On 28 April 2017 the criminal court approved an arrest warrant for Vorayuth, however he had already fled to Singapore, where he abandoned his private jet. Interpol confirmed that Vorayuth left Singapore on 27 April. Thai police requested that his Thai passport be cancelled and this was done in early May 2017.

On 28 August 2017 Interpol, at the request of the Thai police, issued a red notice for the arrest of Vorayuth.

==Dismissal of charges==
On 24 July 2020, Thai police confirmed that all charges against Vorayuth had been dropped on instructions from the Thai Attorney General, but indicated that case could be reopened if new evidence was discovered. The Attorney General did not elaborate or provide any explanation for dropping the case. Deputy police spokesman Kissana Phathanacharoen denied that the Yoovidhya family's wealth had played any part in the decision to drop the charges. News of this development led to significant public outcry and criticism from Thai academics, and a movement to boycott Red Bull products, including trending Twitter hashtags like #BossYoovidhya.

A leaked copy of the prosecutor's report revealed that a new review conducted in 2017 concluded that the Ferrari's speed was only 76.17 km/h, under the road's 80 km/h speed limit, and two eyewitnesses testified that Wichian had been driving erratically. The report stated that, since Vorayuth's actions were not negligent and Wichian's driving had been a contributory factor in his own death, there was no basis for a Section 291 criminal charge for negligence leading to death.

On 27 July 2020, Thai police announced that Police General Jakthip Chaijinda had launched an internal investigation into irregularities with this case.
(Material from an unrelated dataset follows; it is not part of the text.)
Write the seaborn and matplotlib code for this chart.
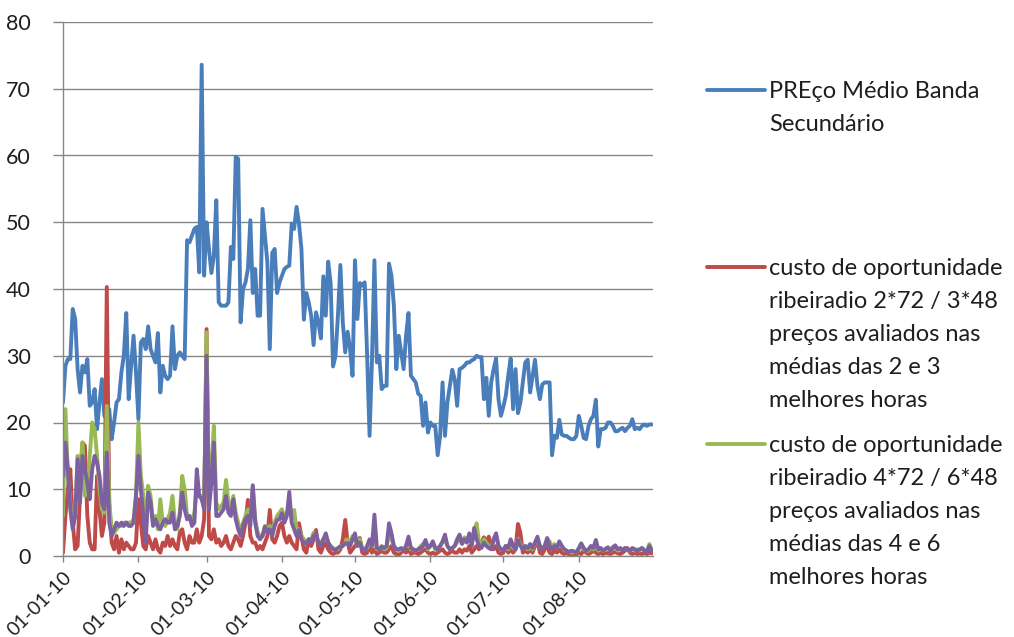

Wichian's surviving brother expressed his dismay at the outcome, indicating frustration with the sense of impunity in Thailand's criminal justice system for wealthy and well-connected Thais.

On 29 August 2024, Somyot Poompanmoung, the former commander of the Royal Thai Police, was indicted along with former Deputy Attorney General Nate Naksuk and six others for conspiring to alter the recorded speed of Vorayuth's Ferrari at the time of the incident.

On 22 April 2025, the Associated Press reported former Deputy Attorney General Nate Naksuk was convicted and sentenced to three years in prison. Former prosecutor Chainarong Sangthongaram was convicted and sentenced to two years in prison. Both were convicted for abuse of power to help Vorayuth Yoovidhya avoid prosecution. The rest, including former Police Chief Gen. Somyot Poompanmoung, were acquitted due to a lack of evidence.